**COLLECTED DATA**:
────

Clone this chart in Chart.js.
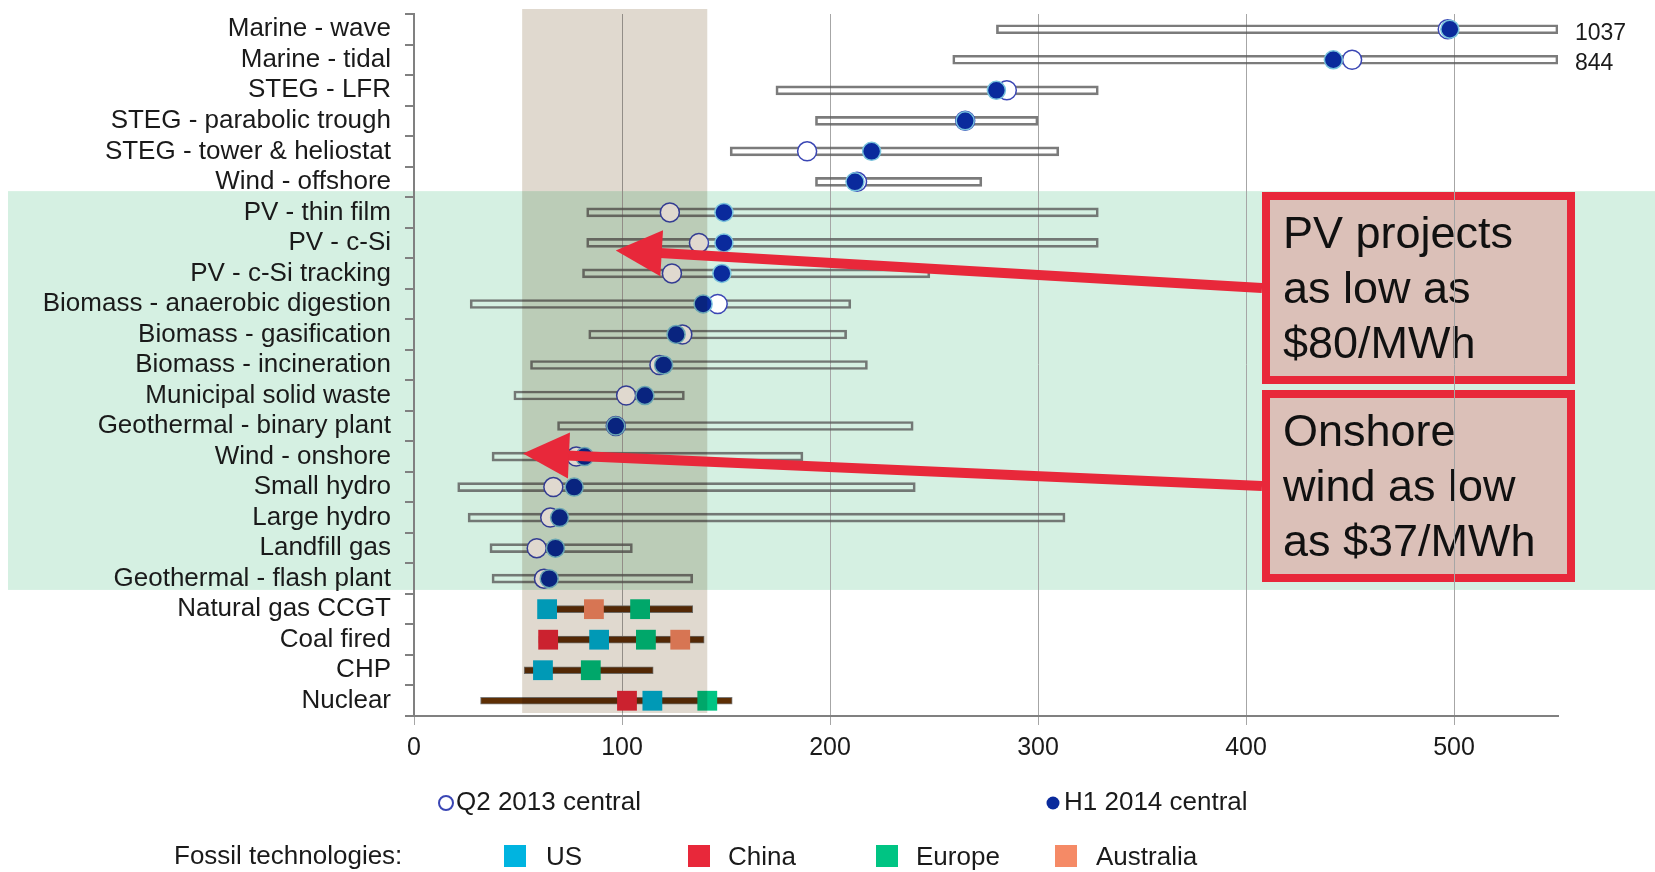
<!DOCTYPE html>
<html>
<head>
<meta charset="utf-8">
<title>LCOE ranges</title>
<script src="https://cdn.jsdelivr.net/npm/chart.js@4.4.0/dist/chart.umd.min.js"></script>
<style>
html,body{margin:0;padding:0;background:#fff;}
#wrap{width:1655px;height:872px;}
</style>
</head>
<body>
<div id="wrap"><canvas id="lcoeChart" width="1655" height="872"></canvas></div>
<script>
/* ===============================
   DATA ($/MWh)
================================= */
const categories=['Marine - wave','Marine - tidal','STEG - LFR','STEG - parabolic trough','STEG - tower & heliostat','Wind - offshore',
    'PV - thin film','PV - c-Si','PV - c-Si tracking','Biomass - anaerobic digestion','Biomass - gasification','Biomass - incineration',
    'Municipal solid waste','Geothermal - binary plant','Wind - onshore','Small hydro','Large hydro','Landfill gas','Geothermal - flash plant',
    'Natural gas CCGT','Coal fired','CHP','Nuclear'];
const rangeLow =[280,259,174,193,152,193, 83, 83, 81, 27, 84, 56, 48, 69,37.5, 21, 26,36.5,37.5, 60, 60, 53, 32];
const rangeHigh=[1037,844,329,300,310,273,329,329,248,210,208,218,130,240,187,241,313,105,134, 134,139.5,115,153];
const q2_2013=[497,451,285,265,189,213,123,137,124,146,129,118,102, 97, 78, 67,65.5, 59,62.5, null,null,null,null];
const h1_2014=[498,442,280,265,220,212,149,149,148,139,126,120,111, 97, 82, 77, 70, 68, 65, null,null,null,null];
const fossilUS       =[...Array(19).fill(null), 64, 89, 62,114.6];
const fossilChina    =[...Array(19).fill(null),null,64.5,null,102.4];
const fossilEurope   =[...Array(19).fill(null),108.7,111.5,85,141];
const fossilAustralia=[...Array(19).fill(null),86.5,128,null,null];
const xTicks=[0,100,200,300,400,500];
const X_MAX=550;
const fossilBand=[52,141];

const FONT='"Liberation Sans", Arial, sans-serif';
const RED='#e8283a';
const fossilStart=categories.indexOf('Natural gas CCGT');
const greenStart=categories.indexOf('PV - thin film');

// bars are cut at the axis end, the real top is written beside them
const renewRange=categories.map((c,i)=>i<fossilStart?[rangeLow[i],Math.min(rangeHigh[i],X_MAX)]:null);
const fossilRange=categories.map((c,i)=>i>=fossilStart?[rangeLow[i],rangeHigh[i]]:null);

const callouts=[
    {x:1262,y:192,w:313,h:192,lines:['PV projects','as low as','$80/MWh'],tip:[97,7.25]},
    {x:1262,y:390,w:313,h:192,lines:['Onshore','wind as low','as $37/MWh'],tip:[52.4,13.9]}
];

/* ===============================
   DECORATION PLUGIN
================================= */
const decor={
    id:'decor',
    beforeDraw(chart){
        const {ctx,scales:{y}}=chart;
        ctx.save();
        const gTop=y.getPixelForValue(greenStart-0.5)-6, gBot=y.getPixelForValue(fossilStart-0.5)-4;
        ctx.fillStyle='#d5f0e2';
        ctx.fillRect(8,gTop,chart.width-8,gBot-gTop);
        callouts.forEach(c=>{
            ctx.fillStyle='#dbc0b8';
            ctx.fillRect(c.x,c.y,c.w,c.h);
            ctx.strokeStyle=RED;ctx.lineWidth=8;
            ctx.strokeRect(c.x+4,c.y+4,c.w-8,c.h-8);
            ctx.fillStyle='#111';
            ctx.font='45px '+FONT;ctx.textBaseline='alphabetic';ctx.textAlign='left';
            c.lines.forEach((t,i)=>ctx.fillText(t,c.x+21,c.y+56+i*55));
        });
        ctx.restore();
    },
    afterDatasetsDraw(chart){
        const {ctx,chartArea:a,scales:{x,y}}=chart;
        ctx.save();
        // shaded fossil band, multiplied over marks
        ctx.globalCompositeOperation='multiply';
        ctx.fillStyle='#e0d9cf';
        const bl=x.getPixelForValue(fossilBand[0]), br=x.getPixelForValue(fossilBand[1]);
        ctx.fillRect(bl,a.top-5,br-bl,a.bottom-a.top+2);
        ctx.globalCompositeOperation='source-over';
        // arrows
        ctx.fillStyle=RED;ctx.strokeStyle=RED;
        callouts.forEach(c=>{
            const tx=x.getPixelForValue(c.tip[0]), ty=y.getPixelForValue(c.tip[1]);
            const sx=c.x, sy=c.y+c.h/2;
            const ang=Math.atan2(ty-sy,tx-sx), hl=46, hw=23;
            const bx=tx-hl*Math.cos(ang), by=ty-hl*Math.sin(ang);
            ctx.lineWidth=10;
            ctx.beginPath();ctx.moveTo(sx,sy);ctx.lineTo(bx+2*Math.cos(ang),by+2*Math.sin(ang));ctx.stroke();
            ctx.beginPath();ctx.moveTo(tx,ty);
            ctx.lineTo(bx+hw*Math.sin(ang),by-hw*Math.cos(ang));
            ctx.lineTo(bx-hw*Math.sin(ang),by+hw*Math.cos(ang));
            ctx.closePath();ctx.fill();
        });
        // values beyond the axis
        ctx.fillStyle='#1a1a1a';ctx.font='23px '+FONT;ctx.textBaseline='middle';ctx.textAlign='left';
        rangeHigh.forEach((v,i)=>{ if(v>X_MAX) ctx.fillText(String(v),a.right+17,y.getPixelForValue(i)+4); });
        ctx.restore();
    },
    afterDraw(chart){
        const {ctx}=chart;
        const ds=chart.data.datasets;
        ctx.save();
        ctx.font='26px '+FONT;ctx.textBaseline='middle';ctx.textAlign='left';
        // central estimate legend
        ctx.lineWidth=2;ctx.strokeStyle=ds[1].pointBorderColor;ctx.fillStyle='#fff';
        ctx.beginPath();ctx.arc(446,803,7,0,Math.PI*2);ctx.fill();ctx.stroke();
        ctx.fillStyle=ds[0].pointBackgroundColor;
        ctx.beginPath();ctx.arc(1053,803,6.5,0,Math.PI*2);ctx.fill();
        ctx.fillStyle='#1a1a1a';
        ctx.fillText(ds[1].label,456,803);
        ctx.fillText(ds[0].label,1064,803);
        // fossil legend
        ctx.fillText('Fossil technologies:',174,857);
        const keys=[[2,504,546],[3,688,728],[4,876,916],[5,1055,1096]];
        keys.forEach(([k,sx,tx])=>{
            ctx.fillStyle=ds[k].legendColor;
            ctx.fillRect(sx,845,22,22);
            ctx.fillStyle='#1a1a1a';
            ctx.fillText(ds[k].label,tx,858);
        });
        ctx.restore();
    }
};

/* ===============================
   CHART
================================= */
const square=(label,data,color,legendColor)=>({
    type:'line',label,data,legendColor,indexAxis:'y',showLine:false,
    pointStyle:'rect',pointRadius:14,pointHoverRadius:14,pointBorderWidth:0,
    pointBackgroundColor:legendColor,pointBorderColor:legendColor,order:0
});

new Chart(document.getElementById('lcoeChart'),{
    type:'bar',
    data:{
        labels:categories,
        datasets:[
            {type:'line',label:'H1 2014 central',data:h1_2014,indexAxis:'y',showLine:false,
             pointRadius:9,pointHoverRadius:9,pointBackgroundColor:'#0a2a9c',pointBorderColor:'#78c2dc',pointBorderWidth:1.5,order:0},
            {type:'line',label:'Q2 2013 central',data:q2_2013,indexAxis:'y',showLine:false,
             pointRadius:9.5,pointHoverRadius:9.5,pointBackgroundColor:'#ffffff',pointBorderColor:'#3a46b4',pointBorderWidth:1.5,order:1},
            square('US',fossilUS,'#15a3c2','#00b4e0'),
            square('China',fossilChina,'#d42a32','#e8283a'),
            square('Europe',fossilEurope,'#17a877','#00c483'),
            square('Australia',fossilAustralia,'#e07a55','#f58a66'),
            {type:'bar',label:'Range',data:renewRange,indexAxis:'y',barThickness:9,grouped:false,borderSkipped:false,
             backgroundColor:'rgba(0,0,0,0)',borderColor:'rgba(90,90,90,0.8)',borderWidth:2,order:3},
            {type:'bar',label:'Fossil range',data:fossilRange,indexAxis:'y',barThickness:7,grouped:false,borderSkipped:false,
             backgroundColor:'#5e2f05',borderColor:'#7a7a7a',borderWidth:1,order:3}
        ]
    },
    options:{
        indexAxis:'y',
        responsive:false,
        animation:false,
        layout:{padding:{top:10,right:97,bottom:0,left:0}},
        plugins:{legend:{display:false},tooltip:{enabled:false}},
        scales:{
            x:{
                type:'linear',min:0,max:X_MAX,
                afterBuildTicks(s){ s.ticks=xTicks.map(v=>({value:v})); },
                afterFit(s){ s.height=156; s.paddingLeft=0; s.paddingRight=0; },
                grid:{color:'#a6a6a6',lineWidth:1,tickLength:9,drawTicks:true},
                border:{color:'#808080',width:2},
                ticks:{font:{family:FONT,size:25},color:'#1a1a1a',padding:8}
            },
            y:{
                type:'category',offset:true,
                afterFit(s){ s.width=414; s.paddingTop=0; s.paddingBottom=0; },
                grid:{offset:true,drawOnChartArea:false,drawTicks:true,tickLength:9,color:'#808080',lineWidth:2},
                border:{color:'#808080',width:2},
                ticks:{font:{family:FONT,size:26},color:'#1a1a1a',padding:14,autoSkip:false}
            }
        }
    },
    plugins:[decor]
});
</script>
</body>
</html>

────

**REQUEST**:
Pictures excluded, repeat exactly the lines from the top of the material through the line with "const greenStart=categories.indexOf('PV - thin", including both of those lines.

**CORRECT ANSWER**:
Clone this chart in Chart.js.
<!DOCTYPE html>
<html>
<head>
<meta charset="utf-8">
<title>LCOE ranges</title>
<script src="https://cdn.jsdelivr.net/npm/chart.js@4.4.0/dist/chart.umd.min.js"></script>
<style>
html,body{margin:0;padding:0;background:#fff;}
#wrap{width:1655px;height:872px;}
</style>
</head>
<body>
<div id="wrap"><canvas id="lcoeChart" width="1655" height="872"></canvas></div>
<script>
/* ===============================
   DATA ($/MWh)
================================= */
const categories=['Marine - wave','Marine - tidal','STEG - LFR','STEG - parabolic trough','STEG - tower & heliostat','Wind - offshore',
    'PV - thin film','PV - c-Si','PV - c-Si tracking','Biomass - anaerobic digestion','Biomass - gasification','Biomass - incineration',
    'Municipal solid waste','Geothermal - binary plant','Wind - onshore','Small hydro','Large hydro','Landfill gas','Geothermal - flash plant',
    'Natural gas CCGT','Coal fired','CHP','Nuclear'];
const rangeLow =[280,259,174,193,152,193, 83, 83, 81, 27, 84, 56, 48, 69,37.5, 21, 26,36.5,37.5, 60, 60, 53, 32];
const rangeHigh=[1037,844,329,300,310,273,329,329,248,210,208,218,130,240,187,241,313,105,134, 134,139.5,115,153];
const q2_2013=[497,451,285,265,189,213,123,137,124,146,129,118,102, 97, 78, 67,65.5, 59,62.5, null,null,null,null];
const h1_2014=[498,442,280,265,220,212,149,149,148,139,126,120,111, 97, 82, 77, 70, 68, 65, null,null,null,null];
const fossilUS       =[...Array(19).fill(null), 64, 89, 62,114.6];
const fossilChina    =[...Array(19).fill(null),null,64.5,null,102.4];
const fossilEurope   =[...Array(19).fill(null),108.7,111.5,85,141];
const fossilAustralia=[...Array(19).fill(null),86.5,128,null,null];
const xTicks=[0,100,200,300,400,500];
const X_MAX=550;
const fossilBand=[52,141];

const FONT='"Liberation Sans", Arial, sans-serif';
const RED='#e8283a';
const fossilStart=categories.indexOf('Natural gas CCGT');
const greenStart=categories.indexOf('PV - thin film');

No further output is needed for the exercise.